Challenge>
In your copy, repeat the records exactly and leave out the pictures.

Source code of charts:
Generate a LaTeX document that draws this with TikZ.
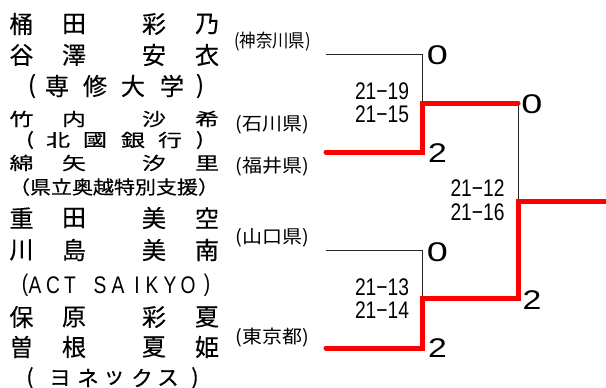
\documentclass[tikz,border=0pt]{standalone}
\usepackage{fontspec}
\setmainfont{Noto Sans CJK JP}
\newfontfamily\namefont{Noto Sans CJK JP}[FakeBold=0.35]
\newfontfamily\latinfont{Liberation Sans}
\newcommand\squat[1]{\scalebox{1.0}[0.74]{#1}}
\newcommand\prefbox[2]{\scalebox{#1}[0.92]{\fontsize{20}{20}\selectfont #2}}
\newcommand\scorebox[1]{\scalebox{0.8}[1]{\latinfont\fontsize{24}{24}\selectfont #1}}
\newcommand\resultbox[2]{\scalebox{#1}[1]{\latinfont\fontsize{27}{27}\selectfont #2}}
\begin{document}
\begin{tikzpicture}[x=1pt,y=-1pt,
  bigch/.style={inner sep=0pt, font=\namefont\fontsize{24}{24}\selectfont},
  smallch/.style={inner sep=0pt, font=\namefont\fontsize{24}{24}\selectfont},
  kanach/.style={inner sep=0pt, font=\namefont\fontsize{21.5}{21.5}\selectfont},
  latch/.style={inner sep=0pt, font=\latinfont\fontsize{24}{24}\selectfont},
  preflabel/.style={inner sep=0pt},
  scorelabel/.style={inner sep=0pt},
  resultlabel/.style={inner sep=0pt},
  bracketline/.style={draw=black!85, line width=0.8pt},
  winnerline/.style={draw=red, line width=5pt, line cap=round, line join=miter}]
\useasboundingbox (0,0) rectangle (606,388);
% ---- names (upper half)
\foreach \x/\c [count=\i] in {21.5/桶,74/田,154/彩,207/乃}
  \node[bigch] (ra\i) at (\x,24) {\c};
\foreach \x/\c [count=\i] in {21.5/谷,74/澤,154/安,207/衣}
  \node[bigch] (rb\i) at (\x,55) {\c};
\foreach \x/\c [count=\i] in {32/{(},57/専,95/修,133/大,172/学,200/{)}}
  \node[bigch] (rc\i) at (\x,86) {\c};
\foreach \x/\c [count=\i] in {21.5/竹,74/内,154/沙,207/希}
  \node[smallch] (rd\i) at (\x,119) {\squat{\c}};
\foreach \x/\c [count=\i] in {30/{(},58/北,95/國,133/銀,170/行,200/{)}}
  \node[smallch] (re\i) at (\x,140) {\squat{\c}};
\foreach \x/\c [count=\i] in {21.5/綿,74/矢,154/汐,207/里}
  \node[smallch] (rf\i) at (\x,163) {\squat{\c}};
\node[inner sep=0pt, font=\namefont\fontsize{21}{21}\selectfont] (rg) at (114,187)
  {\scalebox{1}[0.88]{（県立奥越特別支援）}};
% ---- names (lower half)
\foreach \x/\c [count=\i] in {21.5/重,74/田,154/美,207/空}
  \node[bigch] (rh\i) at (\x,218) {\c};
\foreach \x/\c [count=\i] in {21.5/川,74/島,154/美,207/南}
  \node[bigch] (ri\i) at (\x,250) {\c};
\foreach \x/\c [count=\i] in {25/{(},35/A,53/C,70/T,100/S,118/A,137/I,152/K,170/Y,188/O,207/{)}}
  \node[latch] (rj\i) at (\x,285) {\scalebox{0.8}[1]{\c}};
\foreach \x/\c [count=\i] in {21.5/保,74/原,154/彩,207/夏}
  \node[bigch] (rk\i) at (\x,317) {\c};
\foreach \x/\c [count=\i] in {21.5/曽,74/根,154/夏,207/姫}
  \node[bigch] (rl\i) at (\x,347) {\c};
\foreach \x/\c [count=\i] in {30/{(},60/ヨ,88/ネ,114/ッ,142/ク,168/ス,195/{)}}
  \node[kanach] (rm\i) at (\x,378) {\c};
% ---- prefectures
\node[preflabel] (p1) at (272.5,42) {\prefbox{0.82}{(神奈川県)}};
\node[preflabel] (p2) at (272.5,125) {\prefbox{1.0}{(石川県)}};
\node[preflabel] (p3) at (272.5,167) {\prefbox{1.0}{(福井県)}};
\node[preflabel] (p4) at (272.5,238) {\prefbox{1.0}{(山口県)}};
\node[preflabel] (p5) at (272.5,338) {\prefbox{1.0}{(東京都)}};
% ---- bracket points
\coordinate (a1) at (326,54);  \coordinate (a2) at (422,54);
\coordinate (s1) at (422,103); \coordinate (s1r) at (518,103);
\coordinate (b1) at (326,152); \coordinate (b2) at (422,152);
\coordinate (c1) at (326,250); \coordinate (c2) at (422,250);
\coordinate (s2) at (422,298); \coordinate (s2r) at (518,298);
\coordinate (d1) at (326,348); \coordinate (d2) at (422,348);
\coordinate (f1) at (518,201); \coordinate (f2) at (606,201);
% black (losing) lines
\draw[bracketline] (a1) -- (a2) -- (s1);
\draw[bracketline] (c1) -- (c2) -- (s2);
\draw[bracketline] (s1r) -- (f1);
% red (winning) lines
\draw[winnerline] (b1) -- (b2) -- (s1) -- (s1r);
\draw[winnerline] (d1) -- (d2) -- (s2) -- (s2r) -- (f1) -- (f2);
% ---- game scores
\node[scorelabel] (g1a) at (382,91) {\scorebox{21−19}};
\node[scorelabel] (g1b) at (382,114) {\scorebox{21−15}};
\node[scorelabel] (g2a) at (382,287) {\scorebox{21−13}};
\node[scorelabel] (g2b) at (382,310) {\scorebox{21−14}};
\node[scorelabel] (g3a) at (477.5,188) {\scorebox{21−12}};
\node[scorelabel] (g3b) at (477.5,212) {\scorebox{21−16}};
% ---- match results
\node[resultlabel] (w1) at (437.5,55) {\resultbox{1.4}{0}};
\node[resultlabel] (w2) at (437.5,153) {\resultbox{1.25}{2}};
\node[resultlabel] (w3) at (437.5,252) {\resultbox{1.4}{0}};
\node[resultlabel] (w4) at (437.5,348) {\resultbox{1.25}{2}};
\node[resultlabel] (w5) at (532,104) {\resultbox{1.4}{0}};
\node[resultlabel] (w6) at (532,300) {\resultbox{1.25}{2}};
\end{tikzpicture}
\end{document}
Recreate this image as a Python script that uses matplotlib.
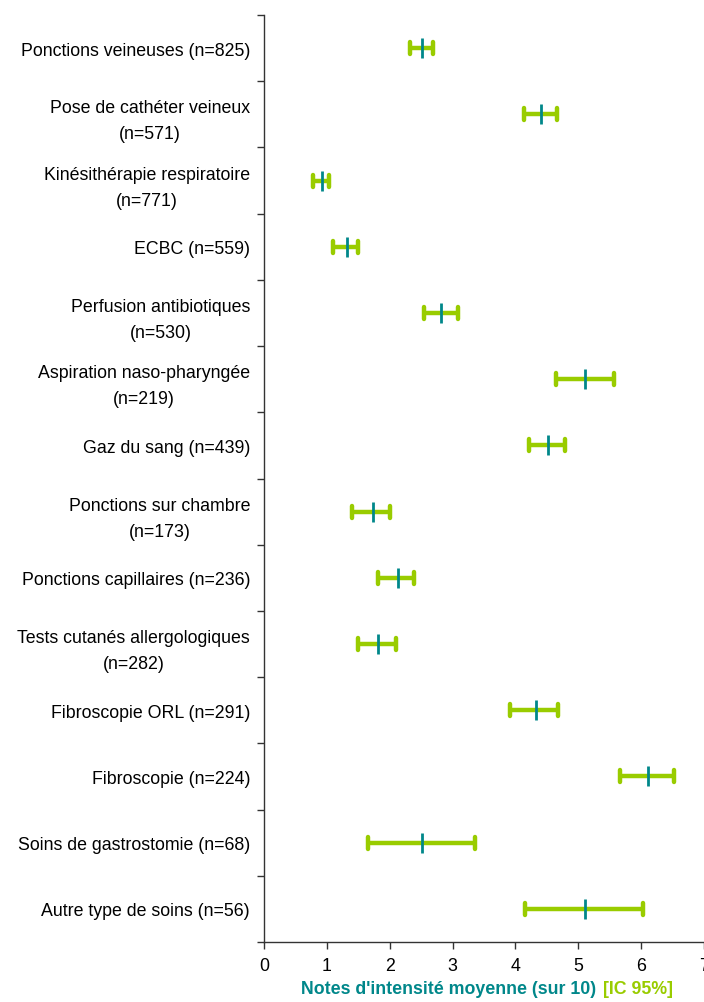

Reply>
Generate a LaTeX document that draws this with TikZ.
\documentclass[tikz,border=0pt]{standalone}
\usepackage{fontspec}
\setmainfont{Noto Sans CJK JP}
\newfontfamily\namefont{Noto Sans CJK JP}[FakeBold=0.35]
\newfontfamily\latinfont{Liberation Sans}
\newcommand\squat[1]{\scalebox{1.0}[0.74]{#1}}
\newcommand\prefbox[2]{\scalebox{#1}[0.92]{\fontsize{20}{20}\selectfont #2}}
\newcommand\scorebox[1]{\scalebox{0.8}[1]{\latinfont\fontsize{24}{24}\selectfont #1}}
\newcommand\resultbox[2]{\scalebox{#1}[1]{\latinfont\fontsize{27}{27}\selectfont #2}}
\begin{document}
\begin{tikzpicture}[x=1pt,y=-1pt,
  bigch/.style={inner sep=0pt, font=\namefont\fontsize{24}{24}\selectfont},
  smallch/.style={inner sep=0pt, font=\namefont\fontsize{24}{24}\selectfont},
  kanach/.style={inner sep=0pt, font=\namefont\fontsize{21.5}{21.5}\selectfont},
  latch/.style={inner sep=0pt, font=\latinfont\fontsize{24}{24}\selectfont},
  preflabel/.style={inner sep=0pt},
  scorelabel/.style={inner sep=0pt},
  resultlabel/.style={inner sep=0pt},
  bracketline/.style={draw=black!85, line width=0.8pt},
  winnerline/.style={draw=red, line width=5pt, line cap=round, line join=miter}]
\useasboundingbox (0,0) rectangle (606,388);
% ---- names (upper half)
\foreach \x/\c [count=\i] in {21.5/桶,74/田,154/彩,207/乃}
  \node[bigch] (ra\i) at (\x,24) {\c};
\foreach \x/\c [count=\i] in {21.5/谷,74/澤,154/安,207/衣}
  \node[bigch] (rb\i) at (\x,55) {\c};
\foreach \x/\c [count=\i] in {32/{(},57/専,95/修,133/大,172/学,200/{)}}
  \node[bigch] (rc\i) at (\x,86) {\c};
\foreach \x/\c [count=\i] in {21.5/竹,74/内,154/沙,207/希}
  \node[smallch] (rd\i) at (\x,119) {\squat{\c}};
\foreach \x/\c [count=\i] in {30/{(},58/北,95/國,133/銀,170/行,200/{)}}
  \node[smallch] (re\i) at (\x,140) {\squat{\c}};
\foreach \x/\c [count=\i] in {21.5/綿,74/矢,154/汐,207/里}
  \node[smallch] (rf\i) at (\x,163) {\squat{\c}};
\node[inner sep=0pt, font=\namefont\fontsize{21}{21}\selectfont] (rg) at (114,187)
  {\scalebox{1}[0.88]{（県立奥越特別支援）}};
% ---- names (lower half)
\foreach \x/\c [count=\i] in {21.5/重,74/田,154/美,207/空}
  \node[bigch] (rh\i) at (\x,218) {\c};
\foreach \x/\c [count=\i] in {21.5/川,74/島,154/美,207/南}
  \node[bigch] (ri\i) at (\x,250) {\c};
\foreach \x/\c [count=\i] in {25/{(},35/A,53/C,70/T,100/S,118/A,137/I,152/K,170/Y,188/O,207/{)}}
  \node[latch] (rj\i) at (\x,285) {\scalebox{0.8}[1]{\c}};
\foreach \x/\c [count=\i] in {21.5/保,74/原,154/彩,207/夏}
  \node[bigch] (rk\i) at (\x,317) {\c};
\foreach \x/\c [count=\i] in {21.5/曽,74/根,154/夏,207/姫}
  \node[bigch] (rl\i) at (\x,347) {\c};
\foreach \x/\c [count=\i] in {30/{(},60/ヨ,88/ネ,114/ッ,142/ク,168/ス,195/{)}}
  \node[kanach] (rm\i) at (\x,378) {\c};
% ---- prefectures
\node[preflabel] (p1) at (272.5,42) {\prefbox{0.82}{(神奈川県)}};
\node[preflabel] (p2) at (272.5,125) {\prefbox{1.0}{(石川県)}};
\node[preflabel] (p3) at (272.5,167) {\prefbox{1.0}{(福井県)}};
\node[preflabel] (p4) at (272.5,238) {\prefbox{1.0}{(山口県)}};
\node[preflabel] (p5) at (272.5,338) {\prefbox{1.0}{(東京都)}};
% ---- bracket points
\coordinate (a1) at (326,54);  \coordinate (a2) at (422,54);
\coordinate (s1) at (422,103); \coordinate (s1r) at (518,103);
\coordinate (b1) at (326,152); \coordinate (b2) at (422,152);
\coordinate (c1) at (326,250); \coordinate (c2) at (422,250);
\coordinate (s2) at (422,298); \coordinate (s2r) at (518,298);
\coordinate (d1) at (326,348); \coordinate (d2) at (422,348);
\coordinate (f1) at (518,201); \coordinate (f2) at (606,201);
% black (losing) lines
\draw[bracketline] (a1) -- (a2) -- (s1);
\draw[bracketline] (c1) -- (c2) -- (s2);
\draw[bracketline] (s1r) -- (f1);
% red (winning) lines
\draw[winnerline] (b1) -- (b2) -- (s1) -- (s1r);
\draw[winnerline] (d1) -- (d2) -- (s2) -- (s2r) -- (f1) -- (f2);
% ---- game scores
\node[scorelabel] (g1a) at (382,91) {\scorebox{21−19}};
\node[scorelabel] (g1b) at (382,114) {\scorebox{21−15}};
\node[scorelabel] (g2a) at (382,287) {\scorebox{21−13}};
\node[scorelabel] (g2b) at (382,310) {\scorebox{21−14}};
\node[scorelabel] (g3a) at (477.5,188) {\scorebox{21−12}};
\node[scorelabel] (g3b) at (477.5,212) {\scorebox{21−16}};
% ---- match results
\node[resultlabel] (w1) at (437.5,55) {\resultbox{1.4}{0}};
\node[resultlabel] (w2) at (437.5,153) {\resultbox{1.25}{2}};
\node[resultlabel] (w3) at (437.5,252) {\resultbox{1.4}{0}};
\node[resultlabel] (w4) at (437.5,348) {\resultbox{1.25}{2}};
\node[resultlabel] (w5) at (532,104) {\resultbox{1.4}{0}};
\node[resultlabel] (w6) at (532,300) {\resultbox{1.25}{2}};
\end{tikzpicture}
\end{document}
Recreate this image as a Python script that uses matplotlib.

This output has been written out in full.